● **Exercise objective**
Give back the lines exactly, from the first one to the line with "const mscieRightTicks = [0,200,400,600,800,1000,1200,1400,1600];", both ends included.

□ □ □ □ □

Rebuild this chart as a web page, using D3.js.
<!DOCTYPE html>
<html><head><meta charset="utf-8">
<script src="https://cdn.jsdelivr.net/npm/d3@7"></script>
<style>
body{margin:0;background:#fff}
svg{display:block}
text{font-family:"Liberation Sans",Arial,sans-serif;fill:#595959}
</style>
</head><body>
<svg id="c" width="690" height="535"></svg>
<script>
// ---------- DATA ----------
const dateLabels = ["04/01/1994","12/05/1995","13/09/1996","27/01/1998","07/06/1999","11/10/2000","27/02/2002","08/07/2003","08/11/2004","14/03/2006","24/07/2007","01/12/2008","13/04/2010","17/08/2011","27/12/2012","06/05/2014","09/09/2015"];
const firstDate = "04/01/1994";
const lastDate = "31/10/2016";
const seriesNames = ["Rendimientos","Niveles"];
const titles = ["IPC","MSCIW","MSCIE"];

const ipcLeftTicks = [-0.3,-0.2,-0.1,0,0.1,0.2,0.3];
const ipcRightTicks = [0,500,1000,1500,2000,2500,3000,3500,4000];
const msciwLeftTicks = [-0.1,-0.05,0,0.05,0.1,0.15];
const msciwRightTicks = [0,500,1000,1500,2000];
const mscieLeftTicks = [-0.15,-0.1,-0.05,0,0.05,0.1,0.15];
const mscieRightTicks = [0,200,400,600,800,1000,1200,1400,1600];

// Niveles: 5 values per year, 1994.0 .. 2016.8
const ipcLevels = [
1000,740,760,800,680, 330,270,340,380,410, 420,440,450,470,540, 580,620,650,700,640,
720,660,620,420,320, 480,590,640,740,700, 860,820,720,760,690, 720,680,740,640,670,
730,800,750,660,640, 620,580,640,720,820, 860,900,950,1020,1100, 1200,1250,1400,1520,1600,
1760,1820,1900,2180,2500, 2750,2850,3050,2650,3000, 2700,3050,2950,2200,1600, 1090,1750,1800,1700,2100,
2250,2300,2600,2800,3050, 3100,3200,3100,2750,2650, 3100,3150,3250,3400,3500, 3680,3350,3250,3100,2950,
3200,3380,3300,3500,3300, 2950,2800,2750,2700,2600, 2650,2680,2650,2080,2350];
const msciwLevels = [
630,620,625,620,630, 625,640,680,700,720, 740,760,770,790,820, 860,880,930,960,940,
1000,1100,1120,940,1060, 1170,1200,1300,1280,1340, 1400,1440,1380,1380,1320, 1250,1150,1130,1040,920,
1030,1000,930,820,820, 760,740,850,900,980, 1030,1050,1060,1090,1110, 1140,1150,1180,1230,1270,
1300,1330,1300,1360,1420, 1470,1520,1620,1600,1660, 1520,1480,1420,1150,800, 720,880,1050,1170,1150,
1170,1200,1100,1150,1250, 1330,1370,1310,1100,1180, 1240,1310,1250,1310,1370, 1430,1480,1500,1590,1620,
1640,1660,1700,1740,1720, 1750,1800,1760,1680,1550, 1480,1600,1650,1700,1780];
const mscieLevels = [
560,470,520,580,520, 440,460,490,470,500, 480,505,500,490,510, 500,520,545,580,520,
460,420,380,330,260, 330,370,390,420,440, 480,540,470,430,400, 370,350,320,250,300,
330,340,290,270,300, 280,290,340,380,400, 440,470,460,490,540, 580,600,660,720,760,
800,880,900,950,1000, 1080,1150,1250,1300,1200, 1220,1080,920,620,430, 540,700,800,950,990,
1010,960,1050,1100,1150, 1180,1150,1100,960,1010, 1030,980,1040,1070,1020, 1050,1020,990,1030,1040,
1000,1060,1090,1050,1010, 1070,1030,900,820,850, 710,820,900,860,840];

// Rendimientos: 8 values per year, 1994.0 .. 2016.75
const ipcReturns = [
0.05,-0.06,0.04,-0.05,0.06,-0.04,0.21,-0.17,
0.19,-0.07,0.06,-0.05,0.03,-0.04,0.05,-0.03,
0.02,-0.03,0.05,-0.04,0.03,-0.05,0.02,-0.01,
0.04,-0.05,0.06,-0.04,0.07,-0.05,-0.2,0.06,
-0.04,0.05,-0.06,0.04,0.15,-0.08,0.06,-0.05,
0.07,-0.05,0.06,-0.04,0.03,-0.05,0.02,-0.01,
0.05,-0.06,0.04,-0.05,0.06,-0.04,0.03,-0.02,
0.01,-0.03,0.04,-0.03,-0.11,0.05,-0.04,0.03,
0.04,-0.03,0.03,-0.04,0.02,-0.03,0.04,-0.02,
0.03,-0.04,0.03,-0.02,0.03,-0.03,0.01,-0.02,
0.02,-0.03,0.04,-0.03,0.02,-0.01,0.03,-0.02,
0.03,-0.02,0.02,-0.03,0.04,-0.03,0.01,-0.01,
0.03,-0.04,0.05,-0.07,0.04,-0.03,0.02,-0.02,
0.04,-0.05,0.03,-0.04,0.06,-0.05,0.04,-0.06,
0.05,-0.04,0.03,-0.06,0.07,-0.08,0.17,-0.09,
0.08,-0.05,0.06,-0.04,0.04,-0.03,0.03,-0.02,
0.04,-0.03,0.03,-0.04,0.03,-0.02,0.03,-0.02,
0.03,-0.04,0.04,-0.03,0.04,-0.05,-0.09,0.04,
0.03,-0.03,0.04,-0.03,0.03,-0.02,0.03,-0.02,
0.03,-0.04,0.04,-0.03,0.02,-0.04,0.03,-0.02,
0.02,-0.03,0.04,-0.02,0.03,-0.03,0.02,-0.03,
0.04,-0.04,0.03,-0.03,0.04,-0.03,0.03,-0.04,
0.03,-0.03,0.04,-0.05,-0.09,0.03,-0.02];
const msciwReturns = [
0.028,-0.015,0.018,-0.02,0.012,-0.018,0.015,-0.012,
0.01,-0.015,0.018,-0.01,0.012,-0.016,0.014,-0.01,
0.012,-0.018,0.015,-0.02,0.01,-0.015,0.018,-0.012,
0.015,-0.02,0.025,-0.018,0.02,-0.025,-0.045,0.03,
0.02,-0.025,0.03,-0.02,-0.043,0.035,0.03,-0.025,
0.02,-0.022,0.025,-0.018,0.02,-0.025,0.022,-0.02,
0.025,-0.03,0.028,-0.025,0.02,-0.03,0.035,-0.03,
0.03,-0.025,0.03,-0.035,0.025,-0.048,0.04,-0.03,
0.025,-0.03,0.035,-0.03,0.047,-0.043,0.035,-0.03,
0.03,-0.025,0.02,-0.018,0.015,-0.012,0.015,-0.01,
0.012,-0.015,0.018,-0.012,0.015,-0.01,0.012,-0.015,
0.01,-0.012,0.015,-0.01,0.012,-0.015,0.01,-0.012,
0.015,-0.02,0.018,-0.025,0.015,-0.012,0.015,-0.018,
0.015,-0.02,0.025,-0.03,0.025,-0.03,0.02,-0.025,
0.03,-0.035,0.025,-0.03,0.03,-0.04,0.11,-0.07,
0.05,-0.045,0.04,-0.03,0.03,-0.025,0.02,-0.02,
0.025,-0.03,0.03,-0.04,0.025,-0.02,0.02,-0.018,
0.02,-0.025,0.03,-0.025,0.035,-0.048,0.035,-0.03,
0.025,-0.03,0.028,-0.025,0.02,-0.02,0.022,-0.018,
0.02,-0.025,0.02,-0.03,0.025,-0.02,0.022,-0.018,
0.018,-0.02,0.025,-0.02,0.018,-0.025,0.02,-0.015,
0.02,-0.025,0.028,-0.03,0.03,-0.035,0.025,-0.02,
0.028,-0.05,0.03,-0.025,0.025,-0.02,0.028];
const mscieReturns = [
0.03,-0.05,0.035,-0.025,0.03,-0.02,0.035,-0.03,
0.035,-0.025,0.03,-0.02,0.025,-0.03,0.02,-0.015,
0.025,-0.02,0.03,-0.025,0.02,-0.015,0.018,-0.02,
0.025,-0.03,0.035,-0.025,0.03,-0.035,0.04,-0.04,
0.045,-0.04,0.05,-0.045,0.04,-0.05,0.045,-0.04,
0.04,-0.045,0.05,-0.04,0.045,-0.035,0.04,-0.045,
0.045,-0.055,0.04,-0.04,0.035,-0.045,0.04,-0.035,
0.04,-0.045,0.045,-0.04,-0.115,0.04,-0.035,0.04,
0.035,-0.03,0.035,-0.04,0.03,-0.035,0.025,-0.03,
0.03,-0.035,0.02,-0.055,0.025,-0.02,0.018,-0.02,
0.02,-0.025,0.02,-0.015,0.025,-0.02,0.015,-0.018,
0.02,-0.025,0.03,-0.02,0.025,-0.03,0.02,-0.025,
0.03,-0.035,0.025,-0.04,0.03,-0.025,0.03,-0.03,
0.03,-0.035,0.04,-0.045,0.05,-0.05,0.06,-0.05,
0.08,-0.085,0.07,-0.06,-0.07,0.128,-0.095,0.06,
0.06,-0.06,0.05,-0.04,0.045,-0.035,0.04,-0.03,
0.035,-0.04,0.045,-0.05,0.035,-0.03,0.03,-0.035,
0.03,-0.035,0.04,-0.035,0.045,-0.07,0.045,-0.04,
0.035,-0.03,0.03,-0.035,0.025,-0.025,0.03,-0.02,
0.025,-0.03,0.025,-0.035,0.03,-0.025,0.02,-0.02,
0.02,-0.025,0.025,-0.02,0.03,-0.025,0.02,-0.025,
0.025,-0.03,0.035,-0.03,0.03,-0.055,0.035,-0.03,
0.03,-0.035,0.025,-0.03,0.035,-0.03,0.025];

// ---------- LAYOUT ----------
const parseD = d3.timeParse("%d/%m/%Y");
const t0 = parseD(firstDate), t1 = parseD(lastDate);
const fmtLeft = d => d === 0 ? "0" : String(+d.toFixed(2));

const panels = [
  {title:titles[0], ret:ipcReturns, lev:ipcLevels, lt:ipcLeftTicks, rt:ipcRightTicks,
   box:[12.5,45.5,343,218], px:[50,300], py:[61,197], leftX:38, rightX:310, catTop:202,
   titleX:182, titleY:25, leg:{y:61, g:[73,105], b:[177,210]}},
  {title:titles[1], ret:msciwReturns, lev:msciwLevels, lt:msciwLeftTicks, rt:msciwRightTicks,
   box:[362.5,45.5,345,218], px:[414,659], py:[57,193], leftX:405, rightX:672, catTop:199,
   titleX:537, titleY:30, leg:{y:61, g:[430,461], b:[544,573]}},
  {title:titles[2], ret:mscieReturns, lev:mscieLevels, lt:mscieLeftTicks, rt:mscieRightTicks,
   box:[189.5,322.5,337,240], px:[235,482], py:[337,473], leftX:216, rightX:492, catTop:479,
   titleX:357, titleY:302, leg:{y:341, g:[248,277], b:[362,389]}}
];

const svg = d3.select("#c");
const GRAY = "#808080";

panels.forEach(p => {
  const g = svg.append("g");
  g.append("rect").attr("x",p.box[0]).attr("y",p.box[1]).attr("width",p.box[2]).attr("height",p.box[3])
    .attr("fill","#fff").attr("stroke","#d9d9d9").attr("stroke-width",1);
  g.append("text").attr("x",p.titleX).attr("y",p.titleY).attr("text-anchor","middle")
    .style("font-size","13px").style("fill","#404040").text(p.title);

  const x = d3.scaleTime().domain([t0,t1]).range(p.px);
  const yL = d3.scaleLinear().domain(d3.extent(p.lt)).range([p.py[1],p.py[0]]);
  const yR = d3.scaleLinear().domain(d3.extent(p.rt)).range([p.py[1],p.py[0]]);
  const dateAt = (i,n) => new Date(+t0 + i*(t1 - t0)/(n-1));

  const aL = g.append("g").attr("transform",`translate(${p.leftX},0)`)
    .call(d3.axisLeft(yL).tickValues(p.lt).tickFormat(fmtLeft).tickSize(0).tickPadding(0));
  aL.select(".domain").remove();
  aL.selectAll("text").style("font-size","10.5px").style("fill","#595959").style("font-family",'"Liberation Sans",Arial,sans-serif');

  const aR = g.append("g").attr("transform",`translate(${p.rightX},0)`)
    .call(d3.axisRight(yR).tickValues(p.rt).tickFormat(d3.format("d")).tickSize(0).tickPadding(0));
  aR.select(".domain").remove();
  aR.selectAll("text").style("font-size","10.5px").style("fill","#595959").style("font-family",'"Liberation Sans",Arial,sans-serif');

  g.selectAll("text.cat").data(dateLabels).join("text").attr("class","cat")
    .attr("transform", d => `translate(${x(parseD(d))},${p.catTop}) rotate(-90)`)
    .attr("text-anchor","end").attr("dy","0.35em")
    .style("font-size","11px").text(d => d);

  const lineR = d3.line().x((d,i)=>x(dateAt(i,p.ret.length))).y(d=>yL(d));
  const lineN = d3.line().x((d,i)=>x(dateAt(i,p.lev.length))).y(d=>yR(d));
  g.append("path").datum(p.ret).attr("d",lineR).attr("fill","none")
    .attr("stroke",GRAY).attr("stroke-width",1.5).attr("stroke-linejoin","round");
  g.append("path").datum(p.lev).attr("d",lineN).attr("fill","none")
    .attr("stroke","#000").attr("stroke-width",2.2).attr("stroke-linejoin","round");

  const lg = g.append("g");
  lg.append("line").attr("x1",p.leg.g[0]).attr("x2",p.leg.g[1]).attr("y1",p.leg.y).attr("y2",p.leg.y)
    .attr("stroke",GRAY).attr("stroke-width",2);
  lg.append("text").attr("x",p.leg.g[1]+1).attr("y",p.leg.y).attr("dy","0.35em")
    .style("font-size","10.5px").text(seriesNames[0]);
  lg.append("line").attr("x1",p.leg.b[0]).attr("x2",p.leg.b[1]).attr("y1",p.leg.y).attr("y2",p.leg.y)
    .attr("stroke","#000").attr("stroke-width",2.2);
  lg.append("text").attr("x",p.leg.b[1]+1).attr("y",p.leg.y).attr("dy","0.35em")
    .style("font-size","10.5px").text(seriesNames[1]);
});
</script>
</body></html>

□ □ □ □ □

● **The completed task**
Rebuild this chart as a web page, using D3.js.
<!DOCTYPE html>
<html><head><meta charset="utf-8">
<script src="https://cdn.jsdelivr.net/npm/d3@7"></script>
<style>
body{margin:0;background:#fff}
svg{display:block}
text{font-family:"Liberation Sans",Arial,sans-serif;fill:#595959}
</style>
</head><body>
<svg id="c" width="690" height="535"></svg>
<script>
// ---------- DATA ----------
const dateLabels = ["04/01/1994","12/05/1995","13/09/1996","27/01/1998","07/06/1999","11/10/2000","27/02/2002","08/07/2003","08/11/2004","14/03/2006","24/07/2007","01/12/2008","13/04/2010","17/08/2011","27/12/2012","06/05/2014","09/09/2015"];
const firstDate = "04/01/1994";
const lastDate = "31/10/2016";
const seriesNames = ["Rendimientos","Niveles"];
const titles = ["IPC","MSCIW","MSCIE"];

const ipcLeftTicks = [-0.3,-0.2,-0.1,0,0.1,0.2,0.3];
const ipcRightTicks = [0,500,1000,1500,2000,2500,3000,3500,4000];
const msciwLeftTicks = [-0.1,-0.05,0,0.05,0.1,0.15];
const msciwRightTicks = [0,500,1000,1500,2000];
const mscieLeftTicks = [-0.15,-0.1,-0.05,0,0.05,0.1,0.15];
const mscieRightTicks = [0,200,400,600,800,1000,1200,1400,1600];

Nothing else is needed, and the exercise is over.